Juniper, 1940

Feb. 3, 2021

Juniper, 1940

An evergreen tree or shrub of the genus Juniperus, having scale-like, often prickly foliage, fragrant wood, and bluish-gray berry-like fruit.

Builder:  John H. Mathis Company, Camden, New Jersey

Length: 177'

Beam: 32'

Draft: 8' 7"

Displacement: 790 tons

Cost: $396,464 (contract)

Commissioned: 1 October 1940

Decommissioned: 15 July 1975

Disposition: Sold

Machinery: 2 electric motors connected to 2 Budda generators driven by 2 550-horsepower Cooper-Bessemer diesel engines; twin propellers; 900 SHP (total).

Performance & Endurance:

       Max: 12.5 knots
       Cruising: 11.0 knots; 7,000 mile range

Deck Gear: 20-ton capacity steel boom; electrically-powered winch

Complement: 38 (1945)

Armament: None (as launched); 1 x 3"/50 single-mount; 2 x 20mm/80 (single); 2 depth charge tracks (1945); none -- small arms only (1964)

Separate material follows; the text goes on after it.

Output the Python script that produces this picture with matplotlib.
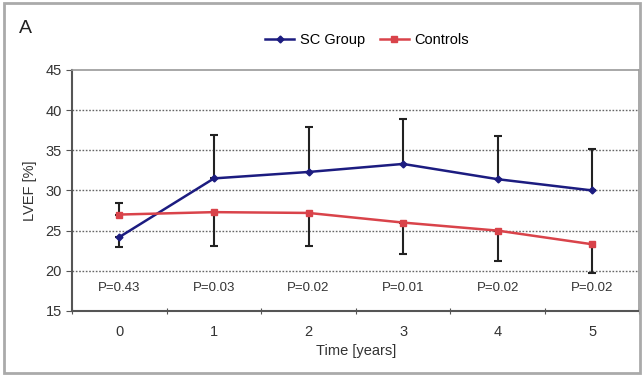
import matplotlib.pyplot as plt
from matplotlib.patches import Rectangle

# data
years = [0, 1, 2, 3, 4, 5]
sc_mean = [24.2, 31.5, 32.3, 33.3, 31.4, 30.0]
sc_err_low = [1.2, 0, 0, 0, 0, 0]
sc_err_up = [0, 5.4, 5.6, 5.6, 5.4, 5.2]
ctrl_mean = [27.0, 27.3, 27.2, 26.0, 25.0, 23.3]
ctrl_err_low = [0, 4.2, 4.1, 3.9, 3.8, 3.6]
ctrl_err_up = [1.4, 0, 0, 0, 0, 0]
p_values = ['P=0.43', 'P=0.03', 'P=0.02', 'P=0.01', 'P=0.02', 'P=0.02']

plt.rcParams['font.family'] = ['Liberation Sans', 'DejaVu Sans']

fig = plt.figure(figsize=(6.44, 3.76), dpi=100)
ax = fig.add_axes([0.112, 0.173, 0.881, 0.641])

x = [i + 0.5 for i in range(len(years))]

ax.errorbar(x, sc_mean, yerr=[sc_err_low, sc_err_up], fmt='none',
            ecolor='#222222', elinewidth=1.5, capsize=3, capthick=1.5, zorder=2)
ax.errorbar(x, ctrl_mean, yerr=[ctrl_err_low, ctrl_err_up], fmt='none',
            ecolor='#222222', elinewidth=1.5, capsize=3, capthick=1.5, zorder=2)
ax.plot(x, sc_mean, color='#1c1c80', lw=1.8, marker='D', ms=3.5,
        label='SC Group', zorder=3)
ax.plot(x, ctrl_mean, color='#d9434a', lw=1.8, marker='s', ms=4.5,
        label='Controls', zorder=3)

for xi, p in zip(x, p_values):
    ax.text(xi, 17.8, p, ha='center', va='center', fontsize=9.5, color='#333333')

ax.set_xlim(0, 6)
ax.set_ylim(15, 45)
ax.set_yticks([15, 20, 25, 30, 35, 40, 45])
ax.set_xticks(range(7), minor=False)
ax.set_xticklabels([])
ax.set_xticks(x, minor=True)
ax.set_xticklabels([str(y) for y in years], minor=True)
ax.tick_params(axis='x', which='minor', length=0, pad=10, labelsize=10.5, colors='#333333')
ax.tick_params(axis='x', which='major', length=4, direction='inout', color='#555555')
ax.tick_params(axis='y', length=4, direction='out', labelsize=10.5, colors='#333333')
ax.tick_params(axis='y', color='#555555')

for yv in [20, 25, 30, 35, 40]:
    ax.axhline(yv, color='#666666', ls=(0, (1.2, 1.2)), lw=1, zorder=1)

for s in ['left', 'bottom']:
    ax.spines[s].set_color('#555555')
    ax.spines[s].set_linewidth(1.5)
for s in ['top', 'right']:
    ax.spines[s].set_color('#999999')
    ax.spines[s].set_linewidth(1.2)

ax.set_ylabel('LVEF [%]', fontsize=10.5, color='#333333', labelpad=6)
ax.set_xlabel('Time [years]', fontsize=10.5, color='#333333', labelpad=4)

ax.legend(loc='lower center', bbox_to_anchor=(0.52, 1.04), ncol=2, frameon=False,
          fontsize=10.5, handlelength=2, columnspacing=1.0, handletextpad=0.4)

fig.text(0.03, 0.925, 'A', fontsize=14, color='#222222', va='center')
fig.patches.append(Rectangle((0.006, 0.008), 0.988, 0.985, transform=fig.transFigure,
                             fill=False, ec='#aaaaaa', lw=2))

fig.savefig('out.png', dpi=100)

        Radar: SO-8 (1945); SPN-11 (1964)
        Sonar: WEA-2 sonar (1945); none (1964)

Class History:

The Juniper was planned as the lead tender of a three-ship class of tenders.  She was the only one built, however, due to the transfer of the Lighthouse Service to the Coast Guard and the coming of World War II.  The Juniper was the first all-welded steel and diesel-electric-propelled coastwise tender.  Prior to her construction, all tenders had been designed to service and/or supply aids to navigation in a specific region, and this accounts for the large number of small classes and single examples of tenders that made up the vessel inventory of the Lighthouse Service prior to this time.  Partly in the interests of economy, the Juniper was the first attempt by the Lighthouse Service to design an all-purpose, ocean-going tender capable of servicing aids to navigation along any of the nation's coasts.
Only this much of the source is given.